Introduction

What is The New Yorker? I know it’s a great magazine and that it’s a tremendous source of pleasure in my life. But what exactly is it? This blog’s premise is that The New Yorker is a work of art, as worthy of comment and analysis as, say, Keats’s “Ode on a Grecian Urn.” Each week I review one or more aspects of the magazine’s latest issue. I suppose it’s possible to describe and analyze an entire issue, but I prefer to keep my reviews brief, and so I usually focus on just one or two pieces, to explore in each the signature style of its author. A piece by Nick Paumgarten is not like a piece by Jill Lepore, and neither is like a piece by Ian Frazier. One could not mistake Collins for Seabrook, or Bilger for Galchen, or Mogelson for Kolbert. Each has found a style, and it is that style that I respond to as I read, and want to understand and describe.

Sunday, March 5, 2017

Ian Frazier's "A Vast and Terrifying Saga"


Iqaluit Beach, 2007 (Photo by Lorna MacDougall)














Ian Frazier, in his wonderful “A Vast and Terrifying Saga” (The New York Review of Books, February 23, 2017), a review of Annie Proulx’s new novel Barkskins, writes,

“Brokeback Mountain” and Proulx’s other Wyoming stories, many of them found in her collection Close Range, get their power from the [western] myth’s dependable high-lonesome twang, but they stay in the mind because of the details. Nobody, old-timer or otherwise, has a better eye for the physical, geographic, geologic, flotsam-strewn American West.

This is a considerable compliment from a writer whose own eye for “physical, geographic, geologic, flotsam-strewn” places is extraordinary: “spavined barns, bladeless windmills, crumpled stock tanks, tree-sheltered homeplaces with home missing, fallen-down corrals, splintered stock chutes, rusting farm machinery” (Great Plains); “an armchair, a pink plastic bottle in the shape of a baby’s shoe, a pile of shingles, an old-fashioned TV antenna, beer cans, a rusting John Deere swather” (On the Rez); “crumpled-up Caterpillar treads, school bus hulks, twisted scaffolding in rats’-nest heaps, rusted gold dredges, busted paddle wheels, crunched pallets, hyperextended recliner chairs, skewed all-terrain vehicle frames, mashed wooden dogsleds, multicolored nylon exploded to pompoms, door-sprung ambulance vans, dinged fuel tanks, shot clutch plates, run-over corrugated pipe, bent I beams, bent rebars, bent vents” (Travels in Siberia). 

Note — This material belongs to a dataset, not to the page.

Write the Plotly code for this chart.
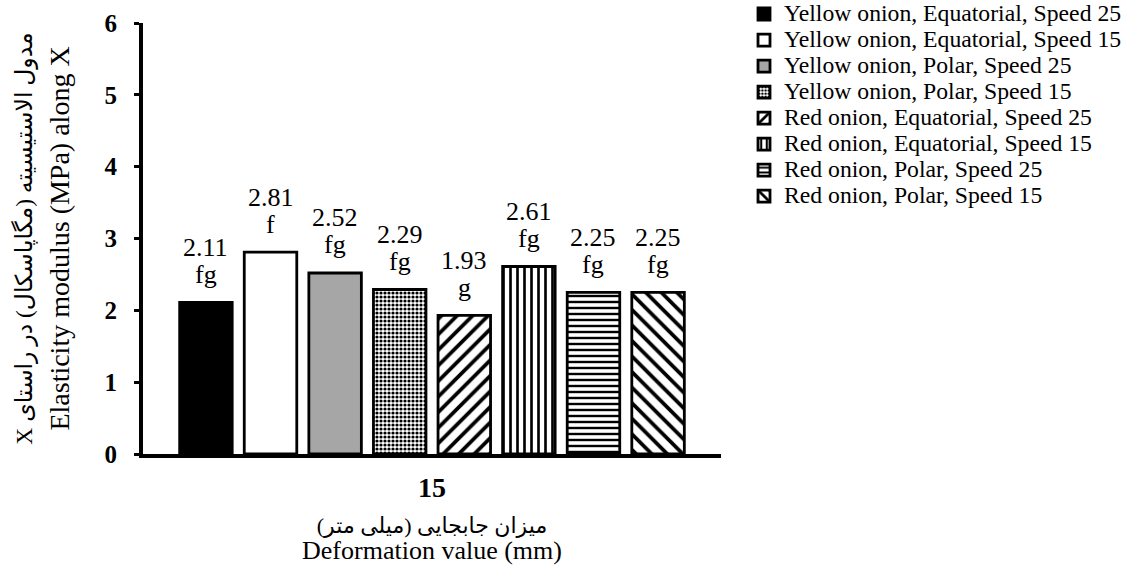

I relish these junky lists. I, too, am drawn to such stuff. When I lived in Iqaluit, Nunavut, I used to walk the beach, marveling at the mishmash of plywood shacks, torn tents, broken-up boats, twisted tarps, frayed ropes, cannibalized snowmobiles, decaying caribou skins, scattered tools and engine parts, on and on. What accounts for their attraction? For me, it’s the sheer chaotic randomness of it all, what Leo Steinberg, in his description of Robert Rauschenberg’s great Washington’s Golden Egg, called “disjunction by juxtaposition” (Encounters with Rauschenberg, 2000).

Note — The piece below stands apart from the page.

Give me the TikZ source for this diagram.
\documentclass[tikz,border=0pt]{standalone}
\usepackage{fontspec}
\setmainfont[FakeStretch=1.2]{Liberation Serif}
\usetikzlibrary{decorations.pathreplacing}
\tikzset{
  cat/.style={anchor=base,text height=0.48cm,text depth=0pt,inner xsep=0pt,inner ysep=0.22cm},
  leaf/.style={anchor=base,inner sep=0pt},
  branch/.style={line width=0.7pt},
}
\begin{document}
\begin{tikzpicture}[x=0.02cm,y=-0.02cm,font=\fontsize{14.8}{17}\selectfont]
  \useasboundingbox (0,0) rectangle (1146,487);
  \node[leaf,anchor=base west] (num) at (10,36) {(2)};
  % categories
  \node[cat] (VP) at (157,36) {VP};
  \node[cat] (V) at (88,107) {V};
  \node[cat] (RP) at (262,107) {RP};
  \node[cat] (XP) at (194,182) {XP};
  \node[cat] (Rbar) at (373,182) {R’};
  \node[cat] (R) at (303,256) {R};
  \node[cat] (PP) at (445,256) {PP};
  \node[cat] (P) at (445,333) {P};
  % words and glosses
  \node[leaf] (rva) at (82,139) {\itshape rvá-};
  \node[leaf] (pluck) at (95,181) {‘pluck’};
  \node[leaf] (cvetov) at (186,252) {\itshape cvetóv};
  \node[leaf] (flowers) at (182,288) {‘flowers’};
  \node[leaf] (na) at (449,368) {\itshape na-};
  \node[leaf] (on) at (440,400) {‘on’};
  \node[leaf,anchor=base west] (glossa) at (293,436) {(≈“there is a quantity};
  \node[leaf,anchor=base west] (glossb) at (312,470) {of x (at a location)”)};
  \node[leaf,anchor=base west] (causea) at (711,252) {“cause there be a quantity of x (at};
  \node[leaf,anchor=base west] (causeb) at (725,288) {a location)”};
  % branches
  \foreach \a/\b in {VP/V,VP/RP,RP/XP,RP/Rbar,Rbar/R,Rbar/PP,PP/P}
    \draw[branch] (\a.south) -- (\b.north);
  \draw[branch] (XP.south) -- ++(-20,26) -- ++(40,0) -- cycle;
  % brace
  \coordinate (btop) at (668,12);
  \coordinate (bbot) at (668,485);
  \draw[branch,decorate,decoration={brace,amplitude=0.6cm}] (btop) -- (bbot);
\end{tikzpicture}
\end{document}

But for Frazier, I think the attraction is deeper. I think it’s an aspect of his elegiac impulse – his intense awareness of and lament for life’s ephemerality. There’s a tinge of this in “A Vast and Terrifying Saga” when he notes that the western myth is

always looking back to what’s been lost: to the days of the buffalo before white men came, to the fur-trapper rendezvous blowouts of the 1820s, to the open cattle range of the 1870s, to the unplundered plains of recent memory before strip-mining for coal and fracking for natural gas and oil – all of it lost and gone forever and mourned, as Jack Twist and Ennis Del Mar spend the rest of their lives mourning the summer when they were young and in love in their sheep camp on Brokeback Mountain.

In “A Vast and Terrifying Saga,” Frazier salutes a fellow western elegist.